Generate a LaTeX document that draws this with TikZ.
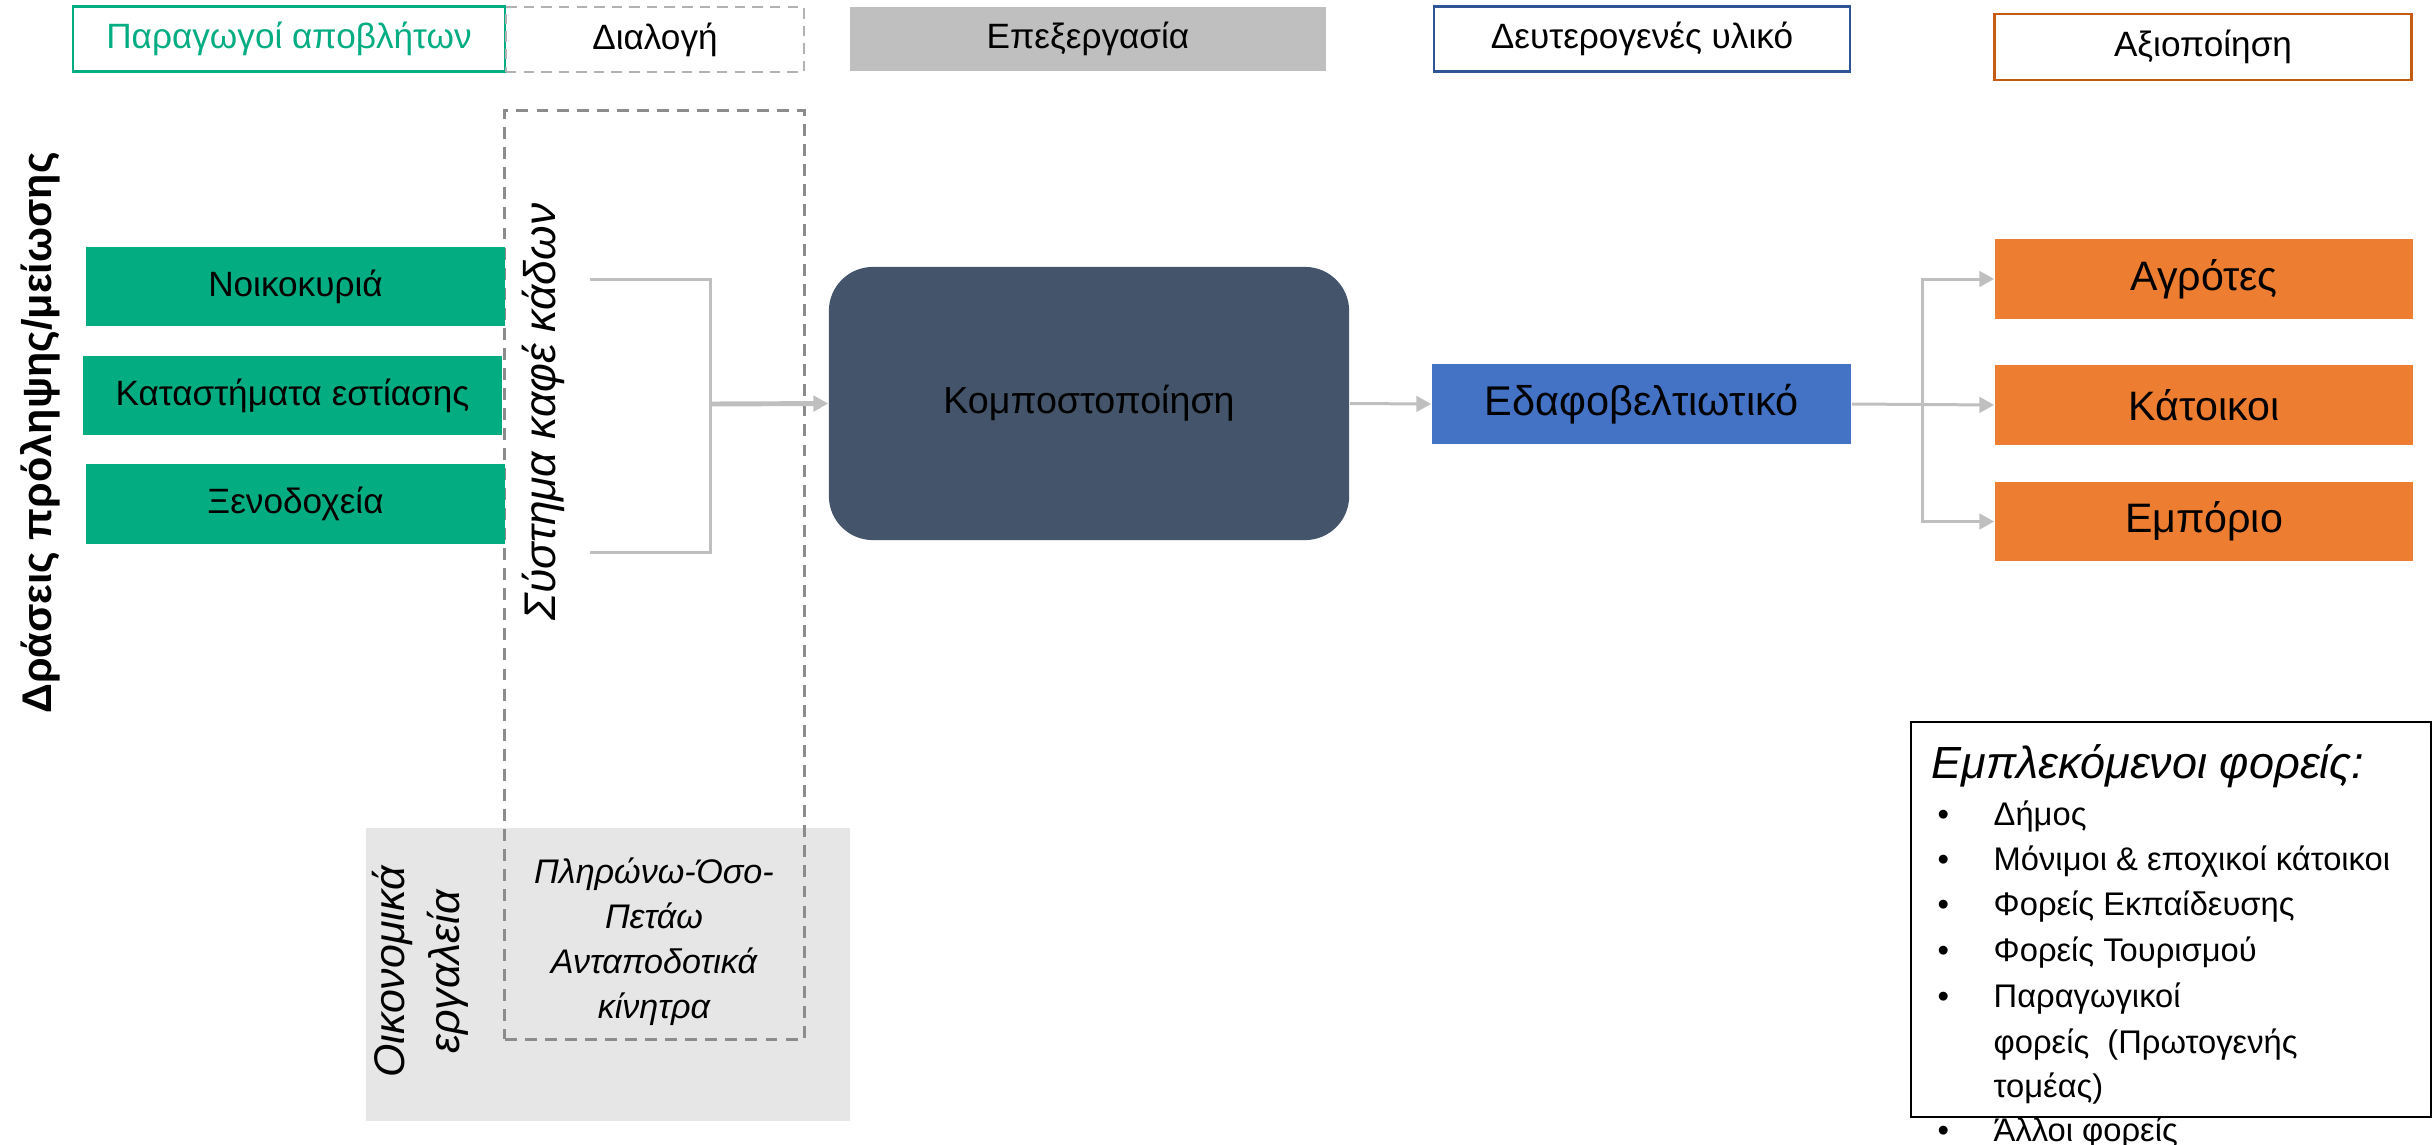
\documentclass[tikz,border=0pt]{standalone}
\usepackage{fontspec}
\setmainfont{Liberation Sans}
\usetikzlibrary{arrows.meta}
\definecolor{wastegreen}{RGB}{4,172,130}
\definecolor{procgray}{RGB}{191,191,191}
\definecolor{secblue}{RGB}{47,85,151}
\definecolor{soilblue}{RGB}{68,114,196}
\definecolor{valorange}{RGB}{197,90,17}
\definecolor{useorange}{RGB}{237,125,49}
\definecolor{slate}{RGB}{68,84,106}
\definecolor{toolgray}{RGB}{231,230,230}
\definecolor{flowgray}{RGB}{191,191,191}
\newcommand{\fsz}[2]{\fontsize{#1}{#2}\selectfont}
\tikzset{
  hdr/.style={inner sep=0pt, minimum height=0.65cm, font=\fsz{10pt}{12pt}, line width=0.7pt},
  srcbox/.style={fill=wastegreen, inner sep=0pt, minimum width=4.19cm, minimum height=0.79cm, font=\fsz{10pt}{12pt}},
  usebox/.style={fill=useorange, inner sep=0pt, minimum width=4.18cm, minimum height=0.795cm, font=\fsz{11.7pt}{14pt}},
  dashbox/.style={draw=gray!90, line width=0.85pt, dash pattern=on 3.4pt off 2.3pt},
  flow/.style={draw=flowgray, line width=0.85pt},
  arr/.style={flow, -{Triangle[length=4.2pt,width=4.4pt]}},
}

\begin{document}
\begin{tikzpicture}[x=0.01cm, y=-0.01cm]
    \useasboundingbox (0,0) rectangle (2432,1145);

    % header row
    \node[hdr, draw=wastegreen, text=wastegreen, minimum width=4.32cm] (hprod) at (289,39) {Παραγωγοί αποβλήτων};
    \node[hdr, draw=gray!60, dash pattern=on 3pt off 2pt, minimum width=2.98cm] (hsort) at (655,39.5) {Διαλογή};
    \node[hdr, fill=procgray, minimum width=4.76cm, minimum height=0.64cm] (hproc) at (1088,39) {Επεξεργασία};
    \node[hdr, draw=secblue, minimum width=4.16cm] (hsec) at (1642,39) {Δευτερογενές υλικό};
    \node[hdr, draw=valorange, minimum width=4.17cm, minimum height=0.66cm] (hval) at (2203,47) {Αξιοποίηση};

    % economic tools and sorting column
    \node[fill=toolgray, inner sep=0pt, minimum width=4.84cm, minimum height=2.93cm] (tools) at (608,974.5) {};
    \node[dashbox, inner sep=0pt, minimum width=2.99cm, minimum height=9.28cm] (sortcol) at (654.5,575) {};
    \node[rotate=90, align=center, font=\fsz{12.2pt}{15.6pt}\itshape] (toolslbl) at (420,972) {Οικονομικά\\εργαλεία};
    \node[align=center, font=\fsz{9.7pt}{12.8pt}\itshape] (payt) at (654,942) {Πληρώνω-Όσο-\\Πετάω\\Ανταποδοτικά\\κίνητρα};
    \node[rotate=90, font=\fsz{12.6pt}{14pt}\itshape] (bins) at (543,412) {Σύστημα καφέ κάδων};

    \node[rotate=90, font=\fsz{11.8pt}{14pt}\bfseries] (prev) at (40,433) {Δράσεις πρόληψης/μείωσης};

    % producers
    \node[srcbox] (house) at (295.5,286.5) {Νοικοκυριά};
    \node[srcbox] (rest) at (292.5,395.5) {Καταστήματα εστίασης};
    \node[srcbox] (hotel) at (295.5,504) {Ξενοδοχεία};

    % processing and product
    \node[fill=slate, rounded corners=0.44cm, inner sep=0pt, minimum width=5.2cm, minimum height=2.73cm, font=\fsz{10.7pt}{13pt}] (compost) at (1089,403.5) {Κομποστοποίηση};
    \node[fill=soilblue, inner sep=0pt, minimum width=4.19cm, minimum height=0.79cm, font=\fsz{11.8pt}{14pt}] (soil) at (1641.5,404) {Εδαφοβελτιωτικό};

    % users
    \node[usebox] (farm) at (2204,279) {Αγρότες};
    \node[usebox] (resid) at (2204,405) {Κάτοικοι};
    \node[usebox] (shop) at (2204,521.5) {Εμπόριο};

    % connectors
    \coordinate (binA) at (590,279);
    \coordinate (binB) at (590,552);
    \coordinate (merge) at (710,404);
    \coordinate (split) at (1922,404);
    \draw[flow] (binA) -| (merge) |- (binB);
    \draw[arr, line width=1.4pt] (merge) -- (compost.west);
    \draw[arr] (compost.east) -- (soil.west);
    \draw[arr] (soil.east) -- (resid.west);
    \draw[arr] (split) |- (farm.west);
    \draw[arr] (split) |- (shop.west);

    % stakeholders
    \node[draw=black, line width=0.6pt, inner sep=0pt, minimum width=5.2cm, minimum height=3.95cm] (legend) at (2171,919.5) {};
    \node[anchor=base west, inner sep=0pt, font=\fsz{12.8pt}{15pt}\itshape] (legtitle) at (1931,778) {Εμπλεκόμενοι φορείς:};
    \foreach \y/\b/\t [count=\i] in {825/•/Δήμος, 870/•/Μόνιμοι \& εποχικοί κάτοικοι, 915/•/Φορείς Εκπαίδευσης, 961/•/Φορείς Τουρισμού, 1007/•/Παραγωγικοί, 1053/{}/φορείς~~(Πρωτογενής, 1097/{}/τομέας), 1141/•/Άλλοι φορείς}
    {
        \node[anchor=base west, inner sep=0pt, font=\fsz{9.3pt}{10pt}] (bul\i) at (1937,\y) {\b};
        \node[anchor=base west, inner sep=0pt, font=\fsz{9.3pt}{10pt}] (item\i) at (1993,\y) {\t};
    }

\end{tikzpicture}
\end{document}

...

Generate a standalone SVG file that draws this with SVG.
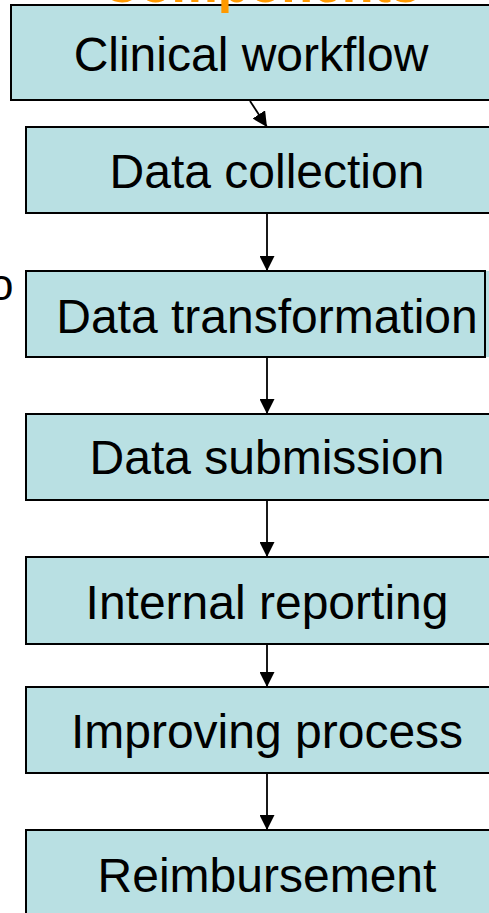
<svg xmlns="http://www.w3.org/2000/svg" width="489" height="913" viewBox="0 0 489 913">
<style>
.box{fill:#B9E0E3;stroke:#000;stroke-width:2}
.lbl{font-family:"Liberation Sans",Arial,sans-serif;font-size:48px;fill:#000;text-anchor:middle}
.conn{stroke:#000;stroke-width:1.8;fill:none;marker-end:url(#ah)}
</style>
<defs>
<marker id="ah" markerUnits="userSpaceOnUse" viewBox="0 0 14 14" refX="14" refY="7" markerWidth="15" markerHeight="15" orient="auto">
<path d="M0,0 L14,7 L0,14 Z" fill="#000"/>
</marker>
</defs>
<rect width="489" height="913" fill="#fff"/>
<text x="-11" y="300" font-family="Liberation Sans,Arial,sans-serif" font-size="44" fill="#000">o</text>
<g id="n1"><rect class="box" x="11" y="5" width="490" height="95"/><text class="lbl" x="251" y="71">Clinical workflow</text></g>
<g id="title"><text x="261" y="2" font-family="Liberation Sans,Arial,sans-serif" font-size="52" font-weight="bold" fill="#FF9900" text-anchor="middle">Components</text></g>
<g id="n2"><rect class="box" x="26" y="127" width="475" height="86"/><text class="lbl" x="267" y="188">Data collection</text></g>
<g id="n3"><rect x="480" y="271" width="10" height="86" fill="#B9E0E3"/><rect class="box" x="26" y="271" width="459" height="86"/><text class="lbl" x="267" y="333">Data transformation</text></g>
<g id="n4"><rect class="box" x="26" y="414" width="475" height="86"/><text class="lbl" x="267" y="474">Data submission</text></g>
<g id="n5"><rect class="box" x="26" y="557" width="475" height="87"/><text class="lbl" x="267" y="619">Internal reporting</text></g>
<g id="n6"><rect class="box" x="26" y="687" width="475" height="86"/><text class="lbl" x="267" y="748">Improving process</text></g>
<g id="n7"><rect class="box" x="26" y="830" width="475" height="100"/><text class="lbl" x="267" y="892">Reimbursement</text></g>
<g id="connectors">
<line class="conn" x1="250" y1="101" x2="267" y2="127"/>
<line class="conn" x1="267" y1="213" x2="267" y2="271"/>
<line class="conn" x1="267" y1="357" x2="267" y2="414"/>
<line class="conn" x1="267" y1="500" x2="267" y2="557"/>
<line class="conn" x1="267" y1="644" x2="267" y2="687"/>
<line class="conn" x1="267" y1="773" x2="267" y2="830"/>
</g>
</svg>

● SET PROBLEM:
Copy word for word every line from the one with "Generate a LaTeX" through the one with "(0,0) rectangle (2432,1145);", including both. No pictures belong in the copy.

● COMPLETE RESPONSE:
Generate a LaTeX document that draws this with TikZ.
\documentclass[tikz,border=0pt]{standalone}
\usepackage{fontspec}
\setmainfont{Liberation Sans}
\usetikzlibrary{arrows.meta}
\definecolor{wastegreen}{RGB}{4,172,130}
\definecolor{procgray}{RGB}{191,191,191}
\definecolor{secblue}{RGB}{47,85,151}
\definecolor{soilblue}{RGB}{68,114,196}
\definecolor{valorange}{RGB}{197,90,17}
\definecolor{useorange}{RGB}{237,125,49}
\definecolor{slate}{RGB}{68,84,106}
\definecolor{toolgray}{RGB}{231,230,230}
\definecolor{flowgray}{RGB}{191,191,191}
\newcommand{\fsz}[2]{\fontsize{#1}{#2}\selectfont}
\tikzset{
  hdr/.style={inner sep=0pt, minimum height=0.65cm, font=\fsz{10pt}{12pt}, line width=0.7pt},
  srcbox/.style={fill=wastegreen, inner sep=0pt, minimum width=4.19cm, minimum height=0.79cm, font=\fsz{10pt}{12pt}},
  usebox/.style={fill=useorange, inner sep=0pt, minimum width=4.18cm, minimum height=0.795cm, font=\fsz{11.7pt}{14pt}},
  dashbox/.style={draw=gray!90, line width=0.85pt, dash pattern=on 3.4pt off 2.3pt},
  flow/.style={draw=flowgray, line width=0.85pt},
  arr/.style={flow, -{Triangle[length=4.2pt,width=4.4pt]}},
}

\begin{document}
\begin{tikzpicture}[x=0.01cm, y=-0.01cm]
    \useasboundingbox (0,0) rectangle (2432,1145);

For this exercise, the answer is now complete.